Step 5: User Stories
Now that you have created the epics, you can begin to break them down into different user stories. User stories focus on the functionalities that together enable the epic to work as a whole. Practically speaking this means that you position your user stories under the epic on your map. The volume of user stories is depending on the scope of your features. For an MVP it will be less than for a more completed product.
Step 6: Prioritize stories
At this point, we have our epics as well as user stories defined. The last crucial part of the process now is to prioritize the features. You should discuss in your group which stories are indispensable and critical at this time and day.

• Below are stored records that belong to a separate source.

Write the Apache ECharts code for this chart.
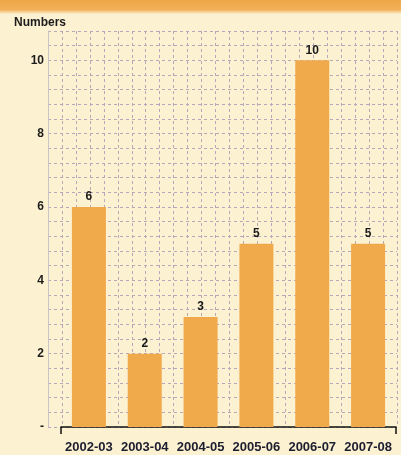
<!DOCTYPE html>
<html>
<head>
<meta charset="utf-8">
<script src="https://cdn.jsdelivr.net/npm/echarts@6/dist/echarts.min.js"></script>
<style>
  html, body { margin: 0; padding: 0; background: #fcf1d1; }
  #chart { width: 401px; height: 455px; }
</style>
</head>
<body>
<div id="chart"></div>
<script>
// Seasons and counts
const seasons = ['2002-03', '2003-04', '2004-05', '2005-06', '2006-07', '2007-08'];
const counts = [6, 2, 3, 5, 10, 5];
// Labelled y ticks (others are minor grid lines)
const yTickValues = [0, 2, 4, 6, 8, 10];
const yTickLabels = ['-', '2', '4', '6', '8', '10'];

const yMax = 10.8;
const minorStep = 0.4;
const gridColumns = 25;

const chart = echarts.init(document.getElementById('chart'), null, { renderer: 'canvas' });

const dashed = { color: '#b3a9b9', width: 1, type: [3, 3] };
const labelFont = { fontFamily: 'Liberation Sans, Arial, sans-serif', fontWeight: 'bold' };

chart.setOption({
  backgroundColor: '#fcf1d1',
  animation: false,
  graphic: [{
    type: 'rect',
    left: 0, top: 0,
    shape: { width: 401, height: 14 },
    style: {
      fill: new echarts.graphic.LinearGradient(0, 0, 0, 1, [
        { offset: 0, color: '#efa647' },
        { offset: 0.7, color: '#f1b15a' },
        { offset: 1, color: '#fcf1d1' }
      ])
    },
    silent: true
  }],
  title: {
    text: 'Numbers',
    left: 9, top: 12,
    textStyle: { ...labelFont, fontSize: 12, color: '#1c1c1c' }
  },
  grid: [
    { left: 48, right: 4, top: 31, bottom: 28 },
    { left: 61, right: 5, top: 31, bottom: 28 }
  ],
  xAxis: [
    {
      type: 'value', gridIndex: 0, position: 'bottom', min: 0, max: gridColumns, interval: 1,
      axisLine: { show: false }, axisTick: { show: false }, axisLabel: { show: false },
      splitLine: { show: true, lineStyle: dashed }
    },
    {
      type: 'category', gridIndex: 1, position: 'bottom', data: seasons,
      axisLine: { show: false }, axisTick: { show: false },
      axisLabel: { ...labelFont, fontSize: 13, color: '#1d1d30', margin: 14, interval: 0 }
    },
    {
      type: 'value', gridIndex: 1, position: 'bottom', min: 0, max: 1, interval: 1,
      axisLine: { show: true, onZero: false, lineStyle: { color: '#111', width: 1.5 } },
      axisTick: { show: true, length: 7, inside: false, lineStyle: { color: '#111', width: 1.5 } },
      axisLabel: { show: false }, splitLine: { show: false }
    }
  ],
  yAxis: [
    {
      type: 'value', gridIndex: 0, min: 0, max: yMax, interval: minorStep,
      axisLine: { show: true, lineStyle: { color: '#c9c2c8', width: 1 } },
      axisTick: { show: false },
      splitLine: { show: true, lineStyle: dashed },
      axisLabel: {
        ...labelFont, fontSize: 12, color: '#1c1c1c', margin: 4,
        formatter: function (v) {
          const i = yTickValues.findIndex(t => Math.abs(t - v) < 1e-6);
          return i >= 0 ? yTickLabels[i] : '';
        }
      }
    },
    {
      type: 'value', gridIndex: 1, min: 0, max: yMax, interval: minorStep,
      show: false, splitLine: { show: false }
    }
  ],
  series: [{
    type: 'bar',
    xAxisIndex: 1, yAxisIndex: 1,
    data: counts,
    barWidth: 34,
    itemStyle: { color: '#f0aa4c' },
    label: {
      show: true, position: 'top', distance: 4,
      ...labelFont, fontSize: 12, color: '#1a1a1a'
    }
  }]
});
</script>
</body>
</html>
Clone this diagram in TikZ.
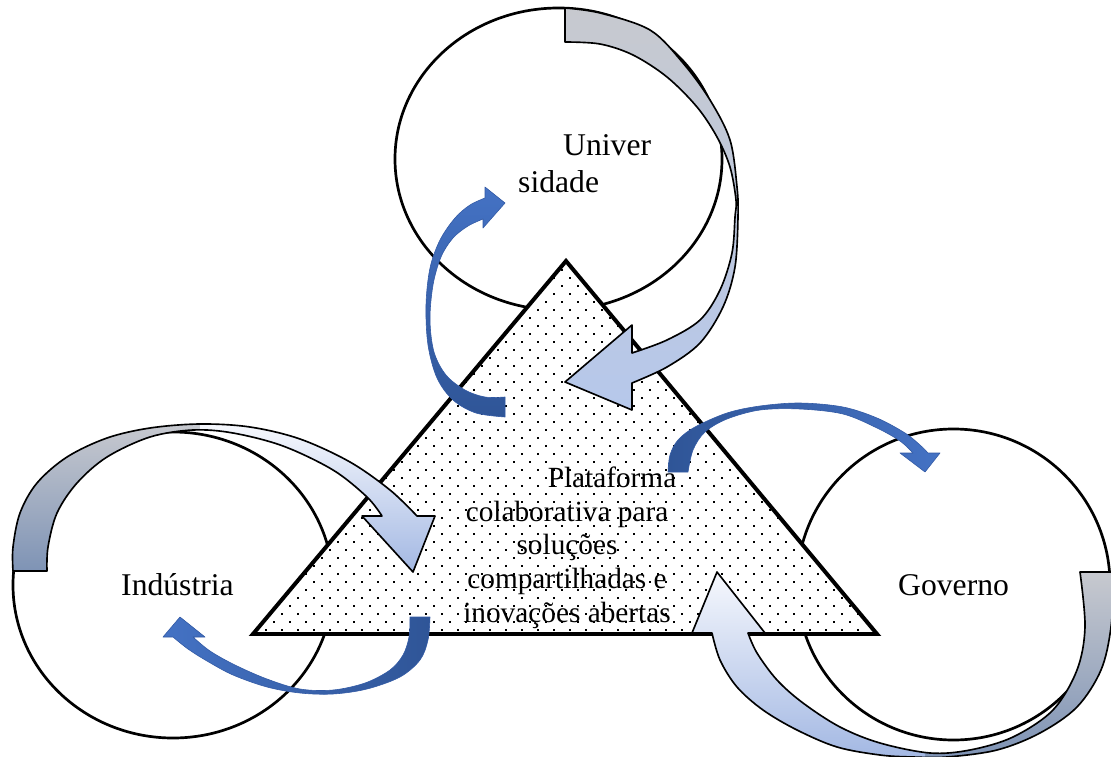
\documentclass[tikz,border=0pt]{standalone}
\usepackage{fontspec}
\setmainfont{Liberation Serif}
\usetikzlibrary{shapes.geometric}
\definecolor{dkblue}{RGB}{47,85,151}
\definecolor{mdblue}{RGB}{68,114,196}
\definecolor{blueline}{RGB}{50,90,165}
\definecolor{greyL}{RGB}{199,201,207}
\definecolor{greyM}{RGB}{168,180,202}
\definecolor{greyB}{RGB}{126,147,181}
\definecolor{paleW}{RGB}{246,248,253}
\definecolor{ltblue}{RGB}{163,184,227}
\definecolor{ltblueB}{RGB}{182,200,235}

\def\arrA{plot[smooth,tension=0.55] coordinates {(565,8) (600,13) (650,30) (683,63) (710,100) (730,140) (737,187) (738,217) (735,267) (723,307) (700,343) (667,367) (632,383)} -- (632,410) -- (565,382) -- (632,325) -- (632,353) -- plot[smooth,tension=0.55] coordinates {(632,353) (667,340) (700,320) (720,290) (732,253) (735,217) (736,200) (730,167) (717,137) (697,107) (667,77) (633,55) (600,44) (565,42)} -- cycle}
\def\arrB{plot[smooth,tension=0.55] coordinates {(505,417) (476,413) (453,400) (437,378) (428,345) (426,305) (430,268) (440,240) (455,218) (470,205) (485,198)} -- (485,187) -- (505,203) -- (483,228) -- (483,219) -- plot[smooth,tension=0.55] coordinates {(483,219) (468,226) (453,238) (441,257) (433,285) (430,320) (434,352) (446,375) (465,390) (485,397) (505,397)} -- cycle}
\def\arrC{plot[smooth,tension=0.55] coordinates {(13,571) (13,547) (20,513) (37,483) (67,457) (107,438) (150,428) (200,424) (250,427) (300,439) (350,462) (390,490) (417,516)} -- (435,516) -- (413,572) -- (362,516) -- (382,516) -- plot[smooth,tension=0.55] coordinates {(382,516) (367,497) (333,470) (283,446) (233,433) (193,430) (150,437) (107,457) (77,483) (57,513) (48,547) (47,571)} -- cycle}
\def\arrD{plot[smooth,tension=0.55] coordinates {(430,617) (428,640) (420,660) (400,677) (367,689) (333,694) (300,693) (267,687) (233,675) (207,661) (188,649) (173,637)} -- (163,637) -- (180,617) -- (205,637) -- (193,637) -- plot[smooth,tension=0.55] coordinates {(193,637) (210,651) (235,665) (267,679) (300,689) (333,690) (365,683) (390,670) (403,655) (409,637) (410,617)} -- cycle}
\def\arrE{plot[smooth,tension=0.55] coordinates {(668,472) (670,455) (678,440) (695,427) (727,413) (760,406) (800,403) (843,407) (877,418) (905,433) (920,445) (928,453)} -- (940,453) -- (925,472) -- (900,453) -- (913,453) -- plot[smooth,tension=0.55] coordinates {(913,453) (900,441) (877,428) (843,414) (800,409) (760,410) (727,419) (705,432) (693,450) (688,472)} -- cycle}
\def\arrF{plot[smooth,tension=0.55] coordinates {(1114,572) (1111,627) (1101,670) (1077,707) (1040,733) (997,750) (947,757) (913,757) (880,755) (837,747) (797,730) (763,710) (737,687) (720,660) (712,633)} -- (692,633) -- (717,572) -- (765,633) -- (748,633) -- plot[smooth,tension=0.55] coordinates {(748,633) (757,653) (777,680) (803,703) (840,727) (880,743) (930,753) (970,750) (1013,737) (1053,710) (1077,670) (1085,627) (1080,572)} -- cycle}

\begin{document}
\begin{tikzpicture}[x=0.03cm,y=-0.03cm,
  ring/.style={ellipse, draw=black, line width=2.3pt, inner sep=0pt},
  lbl/.style={anchor=base west, inner sep=0pt, font=\fontsize{27}{31}\selectfont},
  plat/.style={anchor=base, inner sep=0pt, font=\fontsize{25}{29}\selectfont},
  lightarrow/.style={draw=black, line width=1.4pt, line join=round},
  bluearrow/.style={draw=blueline, line width=0.5pt, line join=round}]
\useasboundingbox (0,0) rectangle (1111,757);
\fill[white] (0,0) rectangle (1111,757);

% circles
\node[ring, minimum width=9.81cm, minimum height=9.06cm] (uni) at (558.5,159) {};
\node[ring, minimum width=9.60cm, minimum height=9.18cm] (ind) at (173,585) {};
\node[ring, minimum width=9.39cm, minimum height=9.33cm] (gov) at (953.5,584.5) {};

% triangle
\coordinate (apex) at (566,261);
\coordinate (bl) at (253,634);
\coordinate (br) at (877,634);
\fill[white] (apex) -- (bl) -- (br) -- cycle;
\begin{scope}
  \clip (apex) -- (bl) -- (br) -- cycle;
  \foreach \r in {0,...,47} {
    \foreach \c in {0,...,40} {
      \fill[black] ({249+16*\c+8*mod(\r,2)},{261+8*\r}) rectangle ++(2,2);
    }
  }
\end{scope}
\draw[line width=3.4pt, line join=miter] (apex) -- (bl) -- (br) -- cycle;

% arrow A (universidade -> platform)
\shade[top color=greyL, middle color=greyM, bottom color=ltblueB] \arrA;
\draw[lightarrow] \arrA;

% arrow B (platform -> universidade)
\shade[top color=mdblue, bottom color=dkblue] \arrB;
\draw[bluearrow] \arrB;

% arrow C (industria -> platform)
\begin{scope}
  \clip (0,0) rectangle (200,757);
  \shade[top color=greyL, bottom color=greyB] \arrC;
\end{scope}
\begin{scope}
  \clip (200,0) rectangle (1111,757);
  \shade[top color=paleW, bottom color=ltblue] \arrC;
\end{scope}
\draw[lightarrow] \arrC;

% arrow D (platform -> industria)
\shade[left color=mdblue, right color=dkblue] \arrD;
\draw[bluearrow] \arrD;

% arrow E (platform -> governo)
\shade[left color=dkblue, right color=mdblue] \arrE;
\draw[bluearrow] \arrE;

% arrow F (governo -> platform)
\begin{scope}
  \clip (925,0) rectangle (1200,800);
  \shade[top color=greyL, bottom color=greyB] \arrF;
\end{scope}
\begin{scope}
  \clip (0,0) rectangle (925,800);
  \shade[top color=paleW, bottom color=ltblue] \arrF;
\end{scope}
\draw[lightarrow] \arrF;

% texts
\node[lbl] (tuniv) at (563,155) {Univer};
\node[lbl] (tsid) at (518,192) {sidade};
\node[lbl] (tind) at (121,595) {Indústria};
\node[lbl] (tgov) at (898,595) {Governo};

\node[plat] (p1) at (612,487) {Plataforma};
\node[plat] (p2) at (567,521) {colaborativa para};
\node[plat] (p3) at (567,554) {soluções};
\node[plat] (p4) at (567,588) {compartilhadas e};
\node[plat] (p5) at (567,622) {inovações abertas};
\end{tikzpicture}
\end{document}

This of course can be very tricky. It, therefore, helps if you divide them into categories like “Must-haves” “nice-to-haves” and “will-not-haves”. With levels like these, it is easier to clarify which user stories should be on top of the prioritization list on your story map. With this done and releases set you now have a completed user story map at hand.
Story mapping example
Example: You work at an online bookstore and want to map out the book-finding process. To have a better visualization of your story mapping process it helps to use different colors for each step.
First, we need to define the goal.
Goal: Find a book
Now you look at the different activities users can undertake to reach this goal.
Activities: use text search for the book, browse through categories, …
To simplify this example, we focus on only one activity – using text search.
Epics: type in the book title, view search results, open up a result, view further information, …
At this point, we break down the epics into their user stories.
User Stories: full-text search, Boolean operators, display search results, product filters, display product details, display product image, …
To optimize our process, we now need to prioritize those.
Prioritization: full-text search, display search results, display product details, display product image, product filters, Boolean operators
Et voilà! Here we have the story map that helps you not only gain insights into the development process but also meet the needs of your customers.